What the exercise asks: Reproduce, exactly and in full, the lines from the one with "Recreate this image" through the one with "import matplotlib.pyplot as plt" in the data below; drop pictures.

── Available data

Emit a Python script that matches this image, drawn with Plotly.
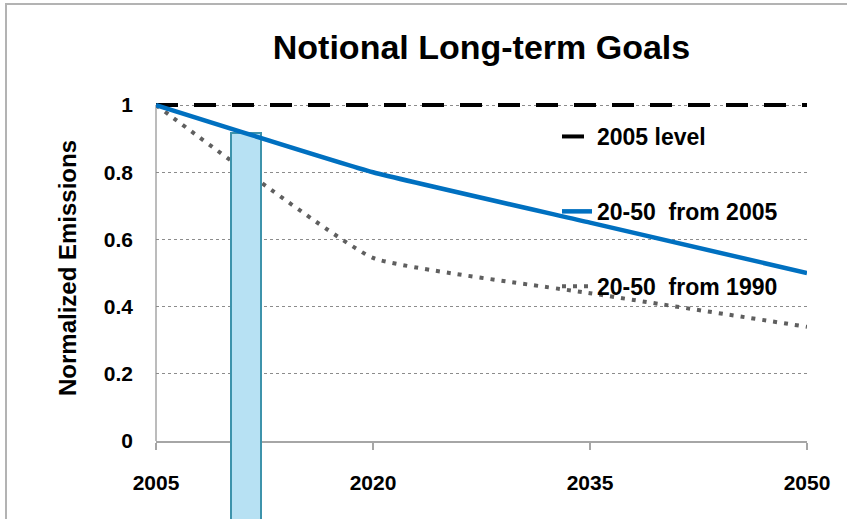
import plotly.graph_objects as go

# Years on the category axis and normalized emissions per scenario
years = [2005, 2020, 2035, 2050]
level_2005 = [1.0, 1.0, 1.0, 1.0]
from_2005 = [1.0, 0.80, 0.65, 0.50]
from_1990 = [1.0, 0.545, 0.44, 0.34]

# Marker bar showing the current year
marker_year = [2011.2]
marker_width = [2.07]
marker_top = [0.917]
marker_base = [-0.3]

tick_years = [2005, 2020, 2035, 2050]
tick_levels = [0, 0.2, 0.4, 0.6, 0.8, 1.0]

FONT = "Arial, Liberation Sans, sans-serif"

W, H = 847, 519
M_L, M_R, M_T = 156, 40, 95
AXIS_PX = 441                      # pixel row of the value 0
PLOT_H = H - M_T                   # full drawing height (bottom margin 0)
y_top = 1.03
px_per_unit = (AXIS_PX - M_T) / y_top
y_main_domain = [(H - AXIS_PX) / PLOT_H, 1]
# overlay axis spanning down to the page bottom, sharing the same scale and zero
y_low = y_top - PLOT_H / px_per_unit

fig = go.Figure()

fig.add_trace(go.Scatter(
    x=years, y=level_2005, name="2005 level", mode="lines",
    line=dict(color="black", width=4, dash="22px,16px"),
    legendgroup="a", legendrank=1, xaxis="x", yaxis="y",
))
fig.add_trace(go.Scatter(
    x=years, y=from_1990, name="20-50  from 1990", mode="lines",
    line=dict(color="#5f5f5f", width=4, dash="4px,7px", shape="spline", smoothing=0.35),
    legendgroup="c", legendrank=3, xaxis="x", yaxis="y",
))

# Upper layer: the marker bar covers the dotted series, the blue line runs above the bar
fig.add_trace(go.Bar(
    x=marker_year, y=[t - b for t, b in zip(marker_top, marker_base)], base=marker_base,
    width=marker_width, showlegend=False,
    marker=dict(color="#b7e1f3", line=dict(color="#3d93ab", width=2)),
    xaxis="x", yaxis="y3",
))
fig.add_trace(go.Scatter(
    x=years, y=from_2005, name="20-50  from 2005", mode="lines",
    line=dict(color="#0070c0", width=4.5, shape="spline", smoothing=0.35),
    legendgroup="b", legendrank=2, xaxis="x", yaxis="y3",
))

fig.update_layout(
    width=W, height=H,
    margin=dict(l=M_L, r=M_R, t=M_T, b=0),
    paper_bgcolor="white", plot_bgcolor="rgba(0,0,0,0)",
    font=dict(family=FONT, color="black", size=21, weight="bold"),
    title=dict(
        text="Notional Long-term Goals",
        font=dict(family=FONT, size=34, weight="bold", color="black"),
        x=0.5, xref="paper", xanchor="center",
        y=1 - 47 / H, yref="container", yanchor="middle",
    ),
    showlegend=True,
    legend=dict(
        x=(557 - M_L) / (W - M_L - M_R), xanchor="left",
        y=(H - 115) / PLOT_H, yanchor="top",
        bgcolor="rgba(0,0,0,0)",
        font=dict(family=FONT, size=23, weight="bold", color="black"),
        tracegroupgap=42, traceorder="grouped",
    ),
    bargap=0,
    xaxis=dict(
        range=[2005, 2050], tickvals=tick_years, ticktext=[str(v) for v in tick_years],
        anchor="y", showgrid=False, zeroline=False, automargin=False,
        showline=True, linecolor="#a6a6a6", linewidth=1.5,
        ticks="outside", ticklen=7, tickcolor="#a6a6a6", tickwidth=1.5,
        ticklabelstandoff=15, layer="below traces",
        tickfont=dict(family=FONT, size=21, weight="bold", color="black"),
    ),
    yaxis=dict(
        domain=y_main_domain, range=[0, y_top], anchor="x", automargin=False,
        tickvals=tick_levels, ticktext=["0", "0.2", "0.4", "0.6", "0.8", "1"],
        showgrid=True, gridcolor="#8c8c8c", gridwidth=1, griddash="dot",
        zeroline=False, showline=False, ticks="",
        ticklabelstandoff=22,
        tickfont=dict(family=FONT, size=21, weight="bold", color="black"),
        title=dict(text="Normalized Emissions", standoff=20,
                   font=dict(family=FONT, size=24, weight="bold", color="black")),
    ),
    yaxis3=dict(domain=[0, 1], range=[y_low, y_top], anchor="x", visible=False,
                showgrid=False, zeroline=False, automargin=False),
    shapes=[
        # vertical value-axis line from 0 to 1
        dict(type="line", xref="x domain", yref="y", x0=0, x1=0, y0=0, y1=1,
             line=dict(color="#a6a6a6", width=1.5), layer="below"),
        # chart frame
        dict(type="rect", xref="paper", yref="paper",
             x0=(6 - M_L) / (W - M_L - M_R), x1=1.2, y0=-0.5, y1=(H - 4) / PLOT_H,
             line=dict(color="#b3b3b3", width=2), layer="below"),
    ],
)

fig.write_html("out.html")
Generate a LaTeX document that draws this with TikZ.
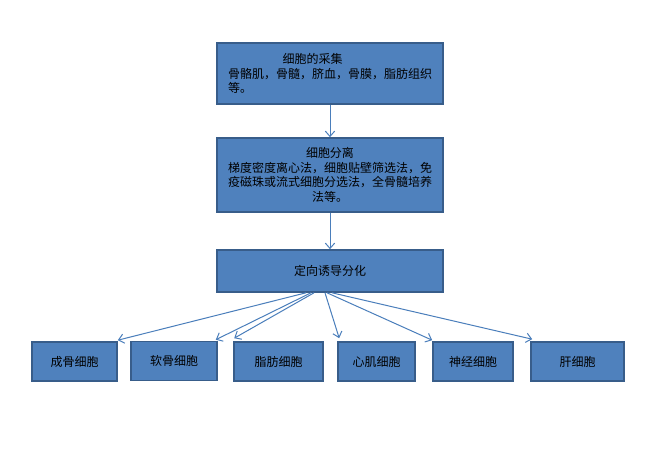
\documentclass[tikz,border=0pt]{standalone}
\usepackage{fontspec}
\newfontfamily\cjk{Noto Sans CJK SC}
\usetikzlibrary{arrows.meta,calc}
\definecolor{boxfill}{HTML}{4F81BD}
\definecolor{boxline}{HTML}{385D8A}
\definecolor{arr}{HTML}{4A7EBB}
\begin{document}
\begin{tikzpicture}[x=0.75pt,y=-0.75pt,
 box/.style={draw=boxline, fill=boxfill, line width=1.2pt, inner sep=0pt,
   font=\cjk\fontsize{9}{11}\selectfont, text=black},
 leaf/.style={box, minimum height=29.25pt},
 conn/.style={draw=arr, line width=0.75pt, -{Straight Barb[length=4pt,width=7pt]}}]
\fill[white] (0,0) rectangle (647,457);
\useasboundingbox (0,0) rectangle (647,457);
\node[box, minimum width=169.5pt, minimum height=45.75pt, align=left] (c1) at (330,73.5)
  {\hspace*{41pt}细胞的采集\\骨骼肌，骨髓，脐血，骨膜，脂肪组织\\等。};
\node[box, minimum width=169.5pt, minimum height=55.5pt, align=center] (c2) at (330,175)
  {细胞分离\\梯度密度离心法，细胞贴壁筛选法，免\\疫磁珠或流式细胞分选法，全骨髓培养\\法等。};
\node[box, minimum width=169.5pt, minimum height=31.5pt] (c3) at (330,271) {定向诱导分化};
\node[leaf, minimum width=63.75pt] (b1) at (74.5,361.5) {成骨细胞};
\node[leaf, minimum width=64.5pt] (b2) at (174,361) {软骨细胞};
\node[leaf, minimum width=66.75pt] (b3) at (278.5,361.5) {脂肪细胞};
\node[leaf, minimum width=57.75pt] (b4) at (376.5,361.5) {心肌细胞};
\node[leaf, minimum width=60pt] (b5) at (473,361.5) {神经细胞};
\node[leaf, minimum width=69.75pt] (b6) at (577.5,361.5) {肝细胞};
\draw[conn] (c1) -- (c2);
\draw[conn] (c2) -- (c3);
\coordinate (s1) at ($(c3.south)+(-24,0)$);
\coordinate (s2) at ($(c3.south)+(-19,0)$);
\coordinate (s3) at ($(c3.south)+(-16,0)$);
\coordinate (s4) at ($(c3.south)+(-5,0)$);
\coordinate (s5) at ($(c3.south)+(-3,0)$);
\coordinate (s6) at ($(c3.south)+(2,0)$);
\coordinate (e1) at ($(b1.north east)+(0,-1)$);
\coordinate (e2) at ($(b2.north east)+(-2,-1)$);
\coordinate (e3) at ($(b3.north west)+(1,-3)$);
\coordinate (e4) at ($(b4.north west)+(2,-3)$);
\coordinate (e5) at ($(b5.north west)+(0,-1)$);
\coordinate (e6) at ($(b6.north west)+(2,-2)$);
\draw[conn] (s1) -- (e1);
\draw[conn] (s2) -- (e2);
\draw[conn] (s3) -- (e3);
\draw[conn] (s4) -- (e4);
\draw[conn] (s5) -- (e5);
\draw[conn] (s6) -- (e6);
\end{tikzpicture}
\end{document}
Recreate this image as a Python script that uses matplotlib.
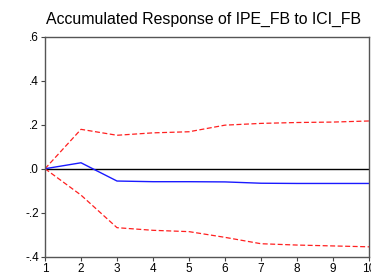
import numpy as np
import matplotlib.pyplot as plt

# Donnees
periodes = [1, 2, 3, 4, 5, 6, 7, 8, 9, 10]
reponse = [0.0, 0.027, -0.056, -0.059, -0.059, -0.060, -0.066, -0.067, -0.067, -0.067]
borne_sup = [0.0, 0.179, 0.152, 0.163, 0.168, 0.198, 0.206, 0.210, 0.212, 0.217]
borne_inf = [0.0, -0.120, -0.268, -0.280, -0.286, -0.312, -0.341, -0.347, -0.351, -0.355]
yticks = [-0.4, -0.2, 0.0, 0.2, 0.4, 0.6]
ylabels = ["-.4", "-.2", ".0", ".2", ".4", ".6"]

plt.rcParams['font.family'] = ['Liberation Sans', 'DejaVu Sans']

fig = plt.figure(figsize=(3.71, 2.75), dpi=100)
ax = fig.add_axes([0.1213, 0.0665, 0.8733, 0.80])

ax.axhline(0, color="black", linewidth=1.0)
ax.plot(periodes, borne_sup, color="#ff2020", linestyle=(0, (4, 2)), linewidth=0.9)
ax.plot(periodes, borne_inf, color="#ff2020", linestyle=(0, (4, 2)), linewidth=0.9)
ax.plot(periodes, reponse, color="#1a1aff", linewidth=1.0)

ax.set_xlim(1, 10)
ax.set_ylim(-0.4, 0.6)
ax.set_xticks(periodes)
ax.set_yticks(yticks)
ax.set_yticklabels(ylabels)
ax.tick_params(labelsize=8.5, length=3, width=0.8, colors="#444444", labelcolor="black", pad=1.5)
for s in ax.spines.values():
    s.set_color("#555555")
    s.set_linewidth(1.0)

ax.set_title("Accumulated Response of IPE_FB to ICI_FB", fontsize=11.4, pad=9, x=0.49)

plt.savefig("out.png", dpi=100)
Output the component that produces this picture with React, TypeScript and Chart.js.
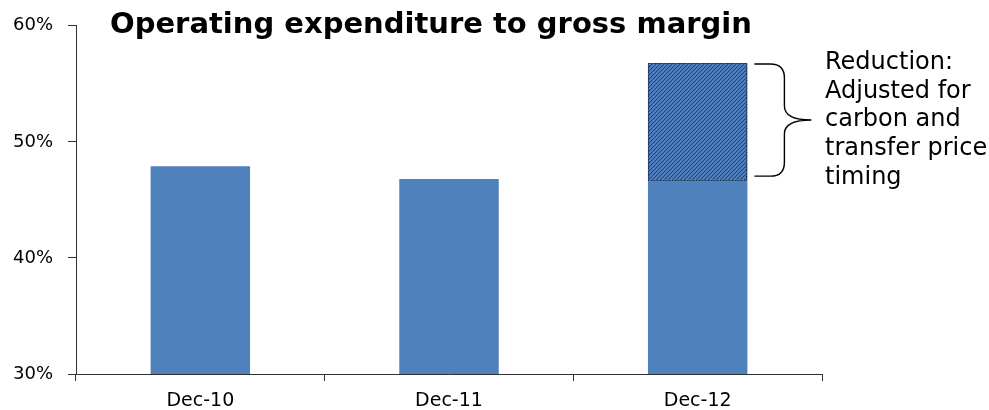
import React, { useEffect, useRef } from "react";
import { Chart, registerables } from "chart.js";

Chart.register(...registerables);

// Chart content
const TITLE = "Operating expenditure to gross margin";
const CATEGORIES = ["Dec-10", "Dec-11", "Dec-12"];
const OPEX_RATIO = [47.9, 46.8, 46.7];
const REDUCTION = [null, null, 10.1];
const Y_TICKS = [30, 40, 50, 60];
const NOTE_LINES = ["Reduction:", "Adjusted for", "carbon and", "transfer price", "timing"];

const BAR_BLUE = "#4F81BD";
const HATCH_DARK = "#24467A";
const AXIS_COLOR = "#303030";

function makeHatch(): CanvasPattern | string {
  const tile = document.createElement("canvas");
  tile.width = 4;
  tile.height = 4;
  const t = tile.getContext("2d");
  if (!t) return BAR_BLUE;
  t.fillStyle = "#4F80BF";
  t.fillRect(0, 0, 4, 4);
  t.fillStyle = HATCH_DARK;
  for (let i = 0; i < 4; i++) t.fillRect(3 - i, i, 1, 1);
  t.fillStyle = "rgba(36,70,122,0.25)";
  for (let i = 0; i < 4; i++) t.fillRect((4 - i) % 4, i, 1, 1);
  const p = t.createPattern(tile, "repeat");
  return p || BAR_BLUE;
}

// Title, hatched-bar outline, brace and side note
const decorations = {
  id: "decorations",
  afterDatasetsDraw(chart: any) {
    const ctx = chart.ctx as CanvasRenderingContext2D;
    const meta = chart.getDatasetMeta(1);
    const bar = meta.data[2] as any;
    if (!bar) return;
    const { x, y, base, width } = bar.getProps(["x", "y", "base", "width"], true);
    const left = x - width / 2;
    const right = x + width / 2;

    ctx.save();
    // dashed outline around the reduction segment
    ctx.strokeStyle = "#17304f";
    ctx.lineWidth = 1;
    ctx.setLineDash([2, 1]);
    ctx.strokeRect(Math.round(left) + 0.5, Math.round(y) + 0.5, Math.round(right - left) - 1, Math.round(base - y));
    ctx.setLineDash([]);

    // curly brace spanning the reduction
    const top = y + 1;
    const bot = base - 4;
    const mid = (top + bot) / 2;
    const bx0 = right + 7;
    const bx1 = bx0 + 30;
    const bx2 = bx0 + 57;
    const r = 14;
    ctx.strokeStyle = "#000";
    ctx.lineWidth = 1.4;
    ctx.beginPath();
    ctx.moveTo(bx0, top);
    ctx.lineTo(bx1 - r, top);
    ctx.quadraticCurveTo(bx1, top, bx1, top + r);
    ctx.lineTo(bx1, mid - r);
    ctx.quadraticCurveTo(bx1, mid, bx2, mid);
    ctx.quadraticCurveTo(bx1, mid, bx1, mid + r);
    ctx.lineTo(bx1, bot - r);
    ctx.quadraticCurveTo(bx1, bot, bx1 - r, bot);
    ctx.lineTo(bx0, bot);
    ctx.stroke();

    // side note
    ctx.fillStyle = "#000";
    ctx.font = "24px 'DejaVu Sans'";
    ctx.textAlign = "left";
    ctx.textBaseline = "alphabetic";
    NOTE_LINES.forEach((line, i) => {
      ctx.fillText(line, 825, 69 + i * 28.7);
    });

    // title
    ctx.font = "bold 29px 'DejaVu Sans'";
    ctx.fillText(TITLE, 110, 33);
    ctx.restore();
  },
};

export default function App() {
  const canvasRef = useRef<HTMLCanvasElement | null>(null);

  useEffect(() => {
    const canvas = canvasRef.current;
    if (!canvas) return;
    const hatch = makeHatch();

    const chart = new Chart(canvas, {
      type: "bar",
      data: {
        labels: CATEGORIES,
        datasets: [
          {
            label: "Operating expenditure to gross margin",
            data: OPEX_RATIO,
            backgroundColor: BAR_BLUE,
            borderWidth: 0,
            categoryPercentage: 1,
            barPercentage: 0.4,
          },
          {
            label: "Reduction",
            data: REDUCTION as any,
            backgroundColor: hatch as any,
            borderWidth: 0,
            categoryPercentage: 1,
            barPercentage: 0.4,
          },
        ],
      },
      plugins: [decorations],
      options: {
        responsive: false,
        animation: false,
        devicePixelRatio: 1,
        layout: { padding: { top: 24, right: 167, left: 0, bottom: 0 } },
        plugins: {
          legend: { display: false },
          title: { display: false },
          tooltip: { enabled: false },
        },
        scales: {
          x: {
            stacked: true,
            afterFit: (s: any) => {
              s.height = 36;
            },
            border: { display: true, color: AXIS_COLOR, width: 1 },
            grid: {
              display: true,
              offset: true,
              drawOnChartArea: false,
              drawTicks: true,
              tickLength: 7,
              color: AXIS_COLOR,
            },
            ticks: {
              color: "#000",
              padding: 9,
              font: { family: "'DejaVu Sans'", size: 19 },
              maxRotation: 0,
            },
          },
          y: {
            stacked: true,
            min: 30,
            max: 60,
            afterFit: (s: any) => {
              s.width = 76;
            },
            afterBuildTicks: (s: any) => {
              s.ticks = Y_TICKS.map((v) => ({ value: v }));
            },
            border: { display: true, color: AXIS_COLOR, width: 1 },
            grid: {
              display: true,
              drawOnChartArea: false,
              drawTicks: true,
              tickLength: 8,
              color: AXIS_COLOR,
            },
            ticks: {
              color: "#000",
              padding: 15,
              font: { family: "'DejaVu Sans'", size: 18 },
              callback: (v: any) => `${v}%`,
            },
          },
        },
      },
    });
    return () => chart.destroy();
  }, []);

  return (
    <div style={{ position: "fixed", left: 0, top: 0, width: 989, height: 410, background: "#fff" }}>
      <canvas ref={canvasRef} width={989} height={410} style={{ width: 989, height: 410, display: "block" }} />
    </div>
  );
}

────

Correct response:
Recreate this image as a Python script that uses matplotlib.
import numpy as np
import matplotlib.pyplot as plt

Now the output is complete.